We plugged a Lucky Duck HD Receiver into the Flapper Teal HD so that we could operate it remotely. Because the decoy and remotes were all Lucky Duck products, they were plug-and-play and functioned perfectly. That is perhaps the only positive thing we can say about Lucky Duck in general, following our disappointing experience with the Flapper, and similar concerns over product design and quality regarding the Lucky Dove Rapid Flyer. See the full Lucky Dove Rapid Flyer review.
In the early morning light, we observed quite a few Teal flaring into the flapper. We even observed one drake hover within inches of the Flapper Teal HD for a few seconds, before sensing it was unnatural and leaving. The close-up effect that the decoy had on Teal was pretty amazing, it was even fun to watch. It continued to help Teal commit to the decoy spread over the next couple of hours.
Green Teal readily decoy anyway, but the Flapper Teal HD decoy had them confidently coming into the spread and loitering because of the unique flapping motion. Great experiences in the field aside, the Lucky Duck Flapper Teal HD is a terrible product. The whole experience was a sad one for us because we really wanted to like the Flapper Teal HD.
Unless you enjoy re-engineering brand new products, before they are usable, steer clear. We can’t call the Flapper Teal HD a complete piece of shit, because its performance in the field was great, fun even. If the battery compartment hadn’t been too tight and had not broken, maybe things would be different. However, the disappointing and sad truth of the whole thing is, hard-earned dollars would be much better spent elsewhere.
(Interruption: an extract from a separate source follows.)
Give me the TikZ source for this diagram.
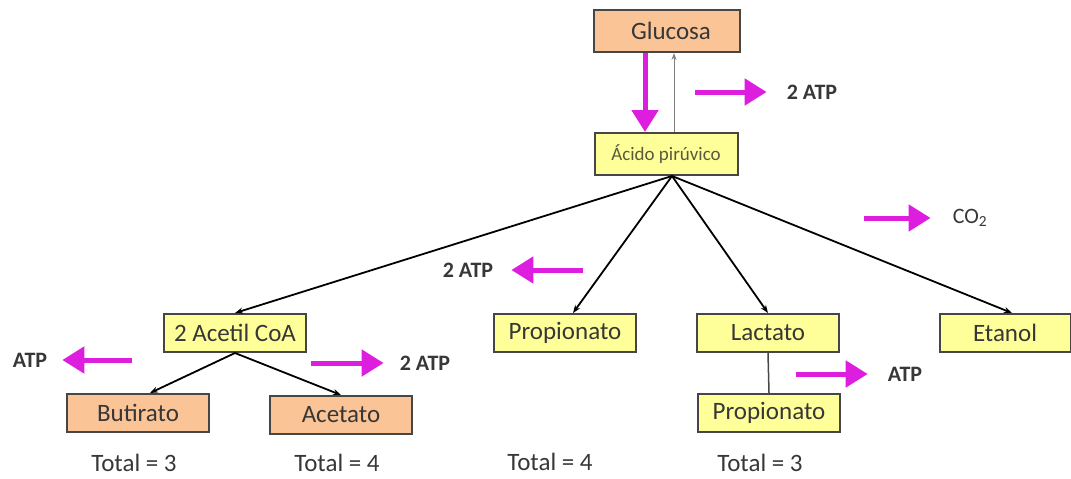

For 80 dollars, a mechanical decoy should be much more refined, and not an experiment in product design and manufacturing quality at the expense of a consumer.
For the same price, we could confidently recommend a MOJO Elite Series Teal, or any other spinner, but avoid the Flapper Teal HD until Lucky Duck makes some significant product improvements, and addresses some dismal quality issues.